#### Problem to solve
Determine which lines contain the word "this", then copy those lines.

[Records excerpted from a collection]
____________
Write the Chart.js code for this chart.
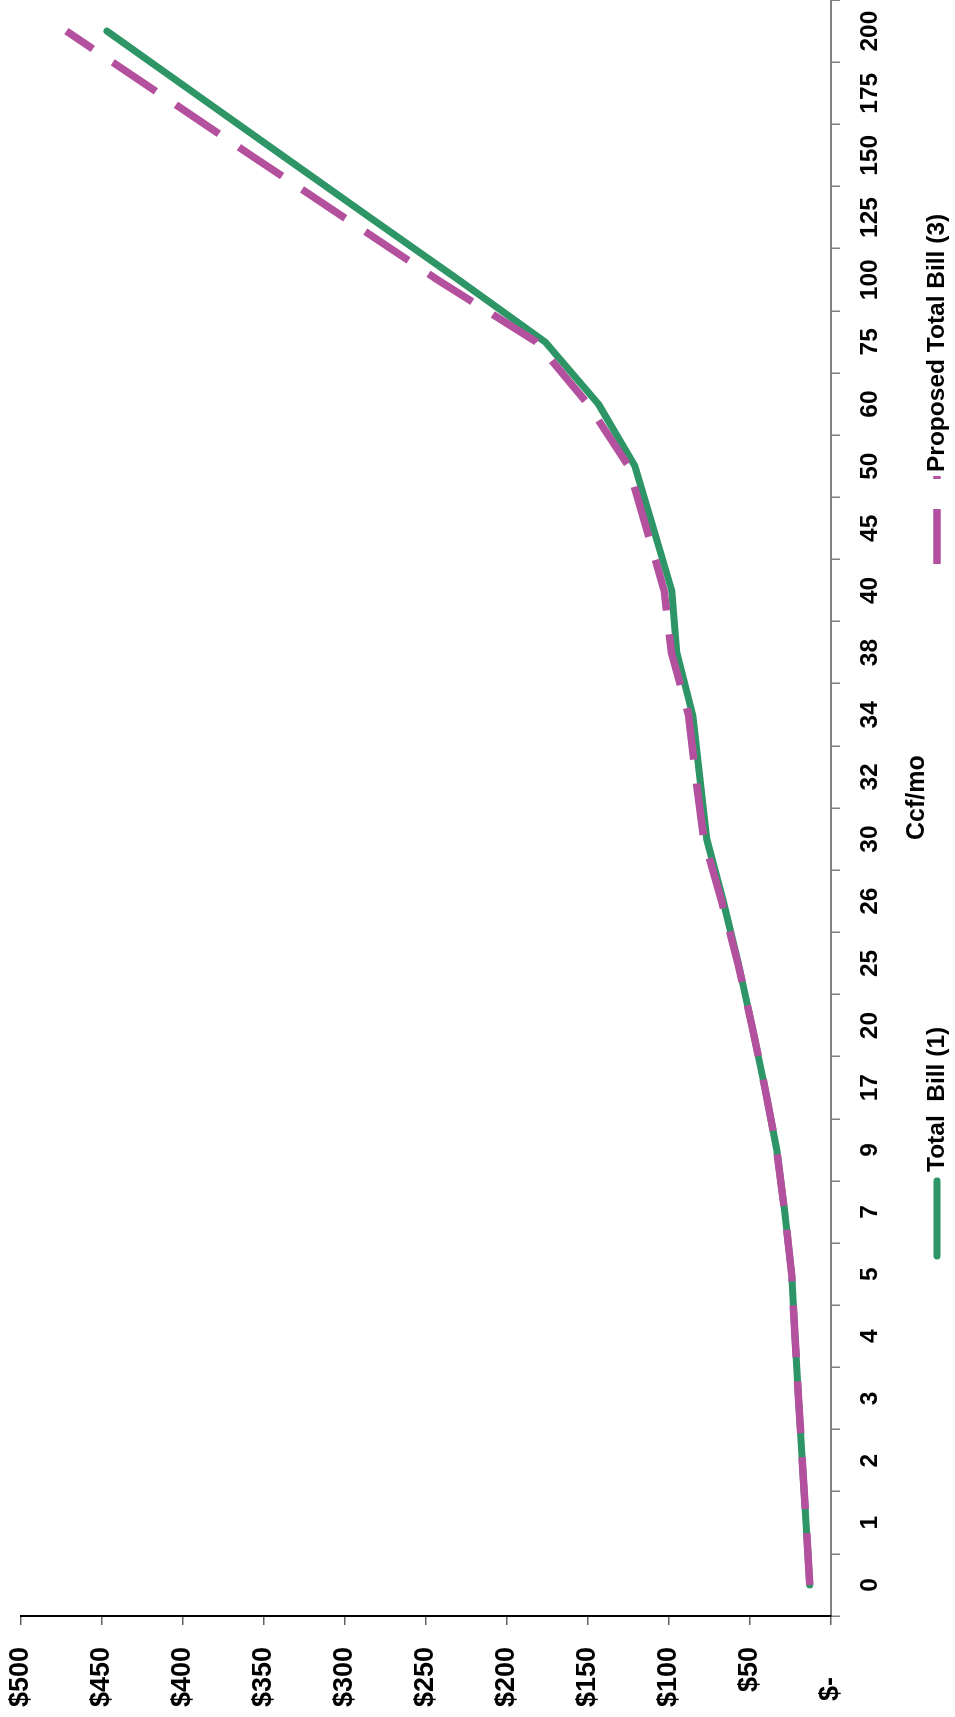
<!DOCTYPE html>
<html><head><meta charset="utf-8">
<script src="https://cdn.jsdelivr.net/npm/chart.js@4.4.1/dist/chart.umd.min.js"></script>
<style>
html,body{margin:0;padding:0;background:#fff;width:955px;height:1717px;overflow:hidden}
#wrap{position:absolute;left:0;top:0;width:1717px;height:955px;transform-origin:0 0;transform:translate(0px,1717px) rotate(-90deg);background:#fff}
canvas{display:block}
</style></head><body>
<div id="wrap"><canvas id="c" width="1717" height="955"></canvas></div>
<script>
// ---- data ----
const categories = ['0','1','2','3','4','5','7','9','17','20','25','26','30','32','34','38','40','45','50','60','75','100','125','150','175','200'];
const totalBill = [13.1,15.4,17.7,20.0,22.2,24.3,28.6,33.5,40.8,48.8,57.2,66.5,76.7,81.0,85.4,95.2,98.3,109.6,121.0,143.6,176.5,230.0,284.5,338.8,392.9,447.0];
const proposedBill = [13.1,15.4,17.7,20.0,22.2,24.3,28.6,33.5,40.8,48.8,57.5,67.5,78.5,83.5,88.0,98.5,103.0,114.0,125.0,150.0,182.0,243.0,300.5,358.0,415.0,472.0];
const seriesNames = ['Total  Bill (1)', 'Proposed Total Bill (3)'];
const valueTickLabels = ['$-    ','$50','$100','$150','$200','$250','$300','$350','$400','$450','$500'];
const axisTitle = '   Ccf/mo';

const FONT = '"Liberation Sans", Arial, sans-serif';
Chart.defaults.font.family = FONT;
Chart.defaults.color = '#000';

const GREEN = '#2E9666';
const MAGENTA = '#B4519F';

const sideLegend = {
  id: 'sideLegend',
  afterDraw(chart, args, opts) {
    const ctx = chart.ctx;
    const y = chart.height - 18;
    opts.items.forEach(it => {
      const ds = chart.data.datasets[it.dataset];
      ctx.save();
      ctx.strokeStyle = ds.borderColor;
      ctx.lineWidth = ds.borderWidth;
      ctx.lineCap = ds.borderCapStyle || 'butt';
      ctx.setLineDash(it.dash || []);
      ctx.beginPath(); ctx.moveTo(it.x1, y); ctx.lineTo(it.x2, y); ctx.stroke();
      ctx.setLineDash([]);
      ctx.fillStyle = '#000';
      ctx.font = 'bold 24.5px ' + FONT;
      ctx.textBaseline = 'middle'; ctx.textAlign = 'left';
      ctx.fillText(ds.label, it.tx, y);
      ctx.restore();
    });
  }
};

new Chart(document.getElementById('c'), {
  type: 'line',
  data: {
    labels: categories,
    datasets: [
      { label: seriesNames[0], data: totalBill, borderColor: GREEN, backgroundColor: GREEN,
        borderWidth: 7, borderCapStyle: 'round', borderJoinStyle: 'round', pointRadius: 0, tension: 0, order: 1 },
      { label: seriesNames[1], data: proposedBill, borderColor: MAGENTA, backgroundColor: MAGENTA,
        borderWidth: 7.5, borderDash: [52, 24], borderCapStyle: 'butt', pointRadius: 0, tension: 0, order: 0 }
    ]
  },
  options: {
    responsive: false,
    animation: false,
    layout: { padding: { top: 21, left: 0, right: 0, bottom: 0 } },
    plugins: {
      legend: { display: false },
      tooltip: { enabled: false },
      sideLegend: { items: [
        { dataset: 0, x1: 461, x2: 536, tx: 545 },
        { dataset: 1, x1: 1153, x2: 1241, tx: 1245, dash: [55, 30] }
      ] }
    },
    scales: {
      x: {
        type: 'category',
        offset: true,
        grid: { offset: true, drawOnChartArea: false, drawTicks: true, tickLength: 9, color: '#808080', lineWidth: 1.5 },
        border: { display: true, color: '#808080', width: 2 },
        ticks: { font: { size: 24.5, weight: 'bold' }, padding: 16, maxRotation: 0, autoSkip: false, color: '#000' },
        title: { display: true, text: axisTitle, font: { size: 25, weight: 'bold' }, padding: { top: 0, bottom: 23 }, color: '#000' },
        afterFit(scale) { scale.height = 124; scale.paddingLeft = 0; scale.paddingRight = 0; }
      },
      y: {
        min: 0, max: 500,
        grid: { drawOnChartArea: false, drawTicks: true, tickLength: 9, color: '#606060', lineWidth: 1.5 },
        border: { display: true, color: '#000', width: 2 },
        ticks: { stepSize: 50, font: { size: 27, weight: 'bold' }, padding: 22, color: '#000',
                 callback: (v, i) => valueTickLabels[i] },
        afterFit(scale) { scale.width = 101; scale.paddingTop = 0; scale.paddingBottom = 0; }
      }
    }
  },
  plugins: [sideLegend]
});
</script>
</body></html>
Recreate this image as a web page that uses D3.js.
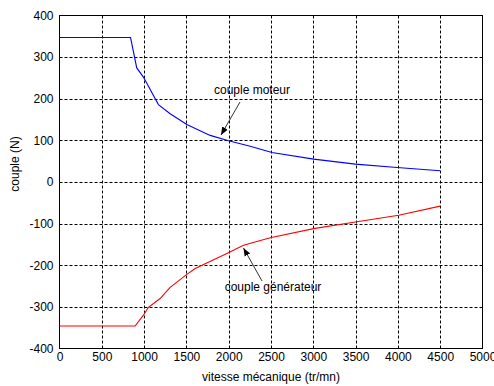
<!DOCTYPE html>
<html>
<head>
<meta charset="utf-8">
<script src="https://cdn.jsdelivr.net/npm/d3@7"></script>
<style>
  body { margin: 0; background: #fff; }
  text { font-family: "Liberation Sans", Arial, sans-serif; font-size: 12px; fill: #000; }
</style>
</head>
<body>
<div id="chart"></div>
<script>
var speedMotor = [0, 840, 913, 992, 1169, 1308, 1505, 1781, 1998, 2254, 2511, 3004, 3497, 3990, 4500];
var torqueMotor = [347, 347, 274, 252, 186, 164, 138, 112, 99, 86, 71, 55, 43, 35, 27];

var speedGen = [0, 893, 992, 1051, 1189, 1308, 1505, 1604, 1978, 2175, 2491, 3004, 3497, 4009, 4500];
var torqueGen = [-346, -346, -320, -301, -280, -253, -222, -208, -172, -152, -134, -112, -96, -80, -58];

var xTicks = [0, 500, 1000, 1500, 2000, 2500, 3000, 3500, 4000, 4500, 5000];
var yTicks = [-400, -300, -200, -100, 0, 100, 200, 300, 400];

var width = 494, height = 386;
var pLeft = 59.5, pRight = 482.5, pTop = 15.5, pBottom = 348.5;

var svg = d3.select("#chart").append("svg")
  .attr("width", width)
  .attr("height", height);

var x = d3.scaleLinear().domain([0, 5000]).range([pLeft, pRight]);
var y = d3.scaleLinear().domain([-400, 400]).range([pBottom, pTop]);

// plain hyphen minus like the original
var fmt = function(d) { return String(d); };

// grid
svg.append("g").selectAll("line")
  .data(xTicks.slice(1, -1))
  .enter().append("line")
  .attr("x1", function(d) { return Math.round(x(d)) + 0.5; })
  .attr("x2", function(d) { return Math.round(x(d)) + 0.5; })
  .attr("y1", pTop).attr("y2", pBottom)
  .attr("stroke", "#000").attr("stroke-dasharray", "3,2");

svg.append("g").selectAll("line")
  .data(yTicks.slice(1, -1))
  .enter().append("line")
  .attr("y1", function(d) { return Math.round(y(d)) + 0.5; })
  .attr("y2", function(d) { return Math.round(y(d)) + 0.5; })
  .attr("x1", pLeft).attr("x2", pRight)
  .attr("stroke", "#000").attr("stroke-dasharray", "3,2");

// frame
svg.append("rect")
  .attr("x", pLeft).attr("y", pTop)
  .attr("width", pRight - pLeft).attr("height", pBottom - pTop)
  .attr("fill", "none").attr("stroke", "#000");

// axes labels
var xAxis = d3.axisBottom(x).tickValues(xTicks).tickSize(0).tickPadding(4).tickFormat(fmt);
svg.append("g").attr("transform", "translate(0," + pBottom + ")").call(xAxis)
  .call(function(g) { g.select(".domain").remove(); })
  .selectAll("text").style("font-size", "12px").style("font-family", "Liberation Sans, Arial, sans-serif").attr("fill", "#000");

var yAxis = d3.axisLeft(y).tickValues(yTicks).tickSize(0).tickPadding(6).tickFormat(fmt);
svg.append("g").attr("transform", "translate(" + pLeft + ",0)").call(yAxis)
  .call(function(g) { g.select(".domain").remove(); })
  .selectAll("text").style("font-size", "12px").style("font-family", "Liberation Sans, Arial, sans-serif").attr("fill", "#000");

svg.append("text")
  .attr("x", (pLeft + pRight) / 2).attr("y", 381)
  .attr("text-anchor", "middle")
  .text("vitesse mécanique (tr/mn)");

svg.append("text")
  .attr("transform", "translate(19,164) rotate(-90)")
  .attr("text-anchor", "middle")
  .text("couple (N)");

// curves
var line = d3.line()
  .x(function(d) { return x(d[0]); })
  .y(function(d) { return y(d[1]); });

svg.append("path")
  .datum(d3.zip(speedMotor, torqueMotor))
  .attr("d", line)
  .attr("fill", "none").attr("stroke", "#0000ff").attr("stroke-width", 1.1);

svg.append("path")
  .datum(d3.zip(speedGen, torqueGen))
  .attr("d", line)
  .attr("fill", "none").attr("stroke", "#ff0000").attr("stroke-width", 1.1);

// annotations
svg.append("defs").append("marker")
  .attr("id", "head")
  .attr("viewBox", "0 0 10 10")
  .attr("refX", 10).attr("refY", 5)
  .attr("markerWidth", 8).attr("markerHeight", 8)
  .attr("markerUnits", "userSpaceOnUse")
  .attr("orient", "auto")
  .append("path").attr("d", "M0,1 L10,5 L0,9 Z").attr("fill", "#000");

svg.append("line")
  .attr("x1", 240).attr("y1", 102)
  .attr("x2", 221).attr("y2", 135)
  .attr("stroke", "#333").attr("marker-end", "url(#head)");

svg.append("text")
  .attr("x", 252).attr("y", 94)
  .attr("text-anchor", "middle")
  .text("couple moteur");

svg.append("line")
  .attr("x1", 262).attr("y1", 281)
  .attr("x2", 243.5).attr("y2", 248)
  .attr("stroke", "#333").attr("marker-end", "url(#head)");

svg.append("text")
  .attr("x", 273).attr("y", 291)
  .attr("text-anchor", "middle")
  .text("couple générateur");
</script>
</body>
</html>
____________
#### Worked answer
Write the Chart.js code for this chart.
Recreate this image as a web page that uses D3.js.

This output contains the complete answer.